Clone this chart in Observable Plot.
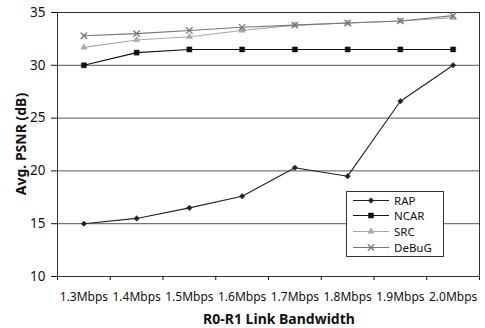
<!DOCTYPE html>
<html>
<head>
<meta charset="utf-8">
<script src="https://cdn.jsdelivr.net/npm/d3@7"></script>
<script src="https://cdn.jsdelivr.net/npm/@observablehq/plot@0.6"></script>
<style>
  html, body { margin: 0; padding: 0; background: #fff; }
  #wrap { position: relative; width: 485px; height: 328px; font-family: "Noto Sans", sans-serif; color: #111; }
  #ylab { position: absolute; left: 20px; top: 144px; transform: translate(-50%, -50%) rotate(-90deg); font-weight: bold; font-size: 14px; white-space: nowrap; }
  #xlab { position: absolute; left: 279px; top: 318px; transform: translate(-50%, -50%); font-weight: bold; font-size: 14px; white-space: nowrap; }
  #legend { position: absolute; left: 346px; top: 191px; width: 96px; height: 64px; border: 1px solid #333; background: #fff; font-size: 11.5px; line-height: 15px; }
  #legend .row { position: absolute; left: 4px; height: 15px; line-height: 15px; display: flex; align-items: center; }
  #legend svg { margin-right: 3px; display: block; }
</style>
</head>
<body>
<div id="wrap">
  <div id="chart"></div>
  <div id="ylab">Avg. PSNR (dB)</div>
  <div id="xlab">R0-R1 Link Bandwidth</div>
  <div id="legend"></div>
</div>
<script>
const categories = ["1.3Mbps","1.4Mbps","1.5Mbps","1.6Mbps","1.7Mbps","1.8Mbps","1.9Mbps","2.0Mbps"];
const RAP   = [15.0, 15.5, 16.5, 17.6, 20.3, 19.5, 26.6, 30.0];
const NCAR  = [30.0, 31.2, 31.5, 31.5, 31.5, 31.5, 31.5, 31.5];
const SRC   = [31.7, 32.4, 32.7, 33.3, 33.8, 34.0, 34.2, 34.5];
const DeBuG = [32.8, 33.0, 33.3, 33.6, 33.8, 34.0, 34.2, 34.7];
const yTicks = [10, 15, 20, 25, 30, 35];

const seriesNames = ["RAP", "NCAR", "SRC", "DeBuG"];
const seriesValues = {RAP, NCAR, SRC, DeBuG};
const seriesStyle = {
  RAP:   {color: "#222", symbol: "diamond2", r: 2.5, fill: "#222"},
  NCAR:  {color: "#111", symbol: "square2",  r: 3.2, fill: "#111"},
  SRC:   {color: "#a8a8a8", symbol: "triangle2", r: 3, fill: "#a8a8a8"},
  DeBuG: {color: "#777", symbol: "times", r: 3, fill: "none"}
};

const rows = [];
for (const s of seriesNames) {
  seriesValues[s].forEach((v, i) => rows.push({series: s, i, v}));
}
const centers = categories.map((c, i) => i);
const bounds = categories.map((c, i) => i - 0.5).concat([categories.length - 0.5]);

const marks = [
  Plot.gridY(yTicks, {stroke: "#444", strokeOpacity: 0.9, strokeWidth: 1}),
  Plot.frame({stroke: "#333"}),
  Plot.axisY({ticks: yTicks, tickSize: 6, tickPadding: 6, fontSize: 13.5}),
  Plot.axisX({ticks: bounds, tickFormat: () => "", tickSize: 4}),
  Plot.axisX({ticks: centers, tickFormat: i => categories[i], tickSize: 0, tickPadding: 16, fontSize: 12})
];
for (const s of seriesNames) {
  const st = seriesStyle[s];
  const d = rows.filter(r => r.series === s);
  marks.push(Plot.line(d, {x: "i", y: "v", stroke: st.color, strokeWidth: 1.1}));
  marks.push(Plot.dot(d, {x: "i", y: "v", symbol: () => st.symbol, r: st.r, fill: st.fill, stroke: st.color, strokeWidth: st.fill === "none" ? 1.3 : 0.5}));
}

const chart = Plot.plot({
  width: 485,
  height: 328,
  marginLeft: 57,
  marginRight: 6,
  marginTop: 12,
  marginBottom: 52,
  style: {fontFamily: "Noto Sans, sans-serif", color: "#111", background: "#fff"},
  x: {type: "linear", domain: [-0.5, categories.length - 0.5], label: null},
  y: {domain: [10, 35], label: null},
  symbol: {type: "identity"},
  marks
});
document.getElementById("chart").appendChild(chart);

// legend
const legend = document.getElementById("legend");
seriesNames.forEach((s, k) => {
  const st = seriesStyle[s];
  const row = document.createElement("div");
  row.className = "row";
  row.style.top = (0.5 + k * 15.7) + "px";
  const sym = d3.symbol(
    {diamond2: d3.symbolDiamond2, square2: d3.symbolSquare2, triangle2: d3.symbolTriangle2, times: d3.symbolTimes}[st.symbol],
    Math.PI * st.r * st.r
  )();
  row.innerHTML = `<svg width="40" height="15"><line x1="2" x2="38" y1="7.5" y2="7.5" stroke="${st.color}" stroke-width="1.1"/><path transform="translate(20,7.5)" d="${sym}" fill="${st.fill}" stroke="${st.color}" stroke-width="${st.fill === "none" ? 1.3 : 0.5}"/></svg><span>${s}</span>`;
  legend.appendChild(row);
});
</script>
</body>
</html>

...

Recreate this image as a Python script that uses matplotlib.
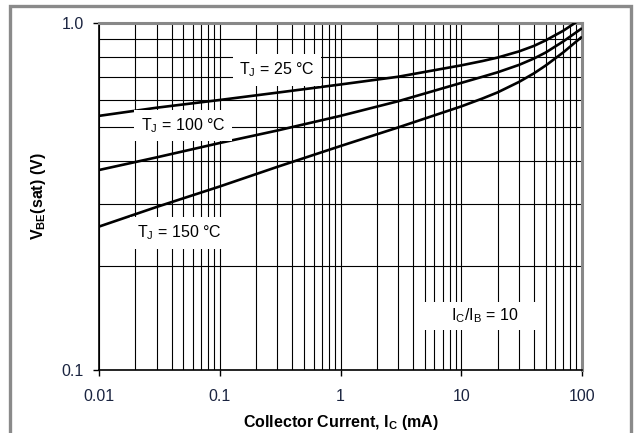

...

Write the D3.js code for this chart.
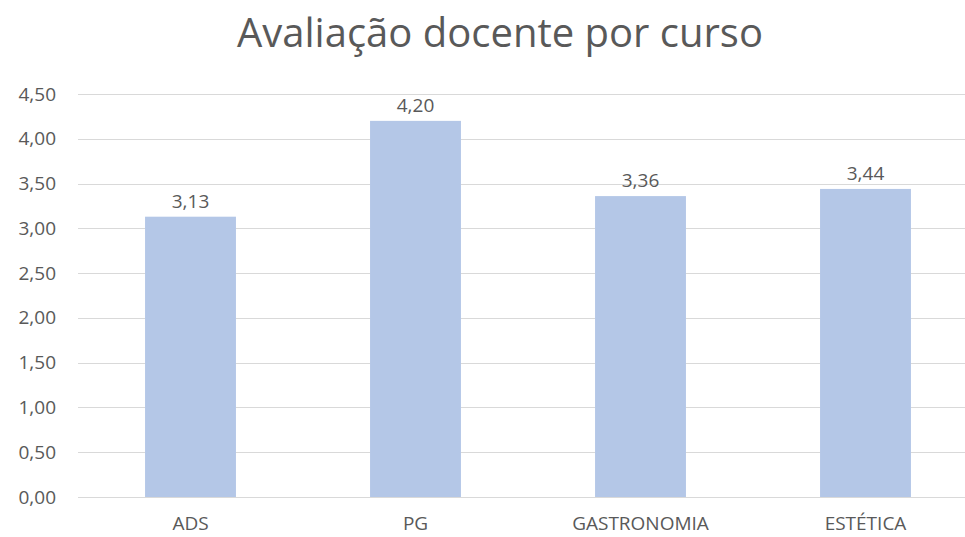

= WHAT THE TASK ASKS =
Gather and return every line that holds the string "script".

= THE RESULT =
<script src="https://cdn.jsdelivr.net/npm/d3@7"></script>
<script src="https://cdn.jsdelivr.net/npm/@observablehq/plot@0.6"></script>
<script>
</script>
Recreate this image as a Python script that uses matplotlib.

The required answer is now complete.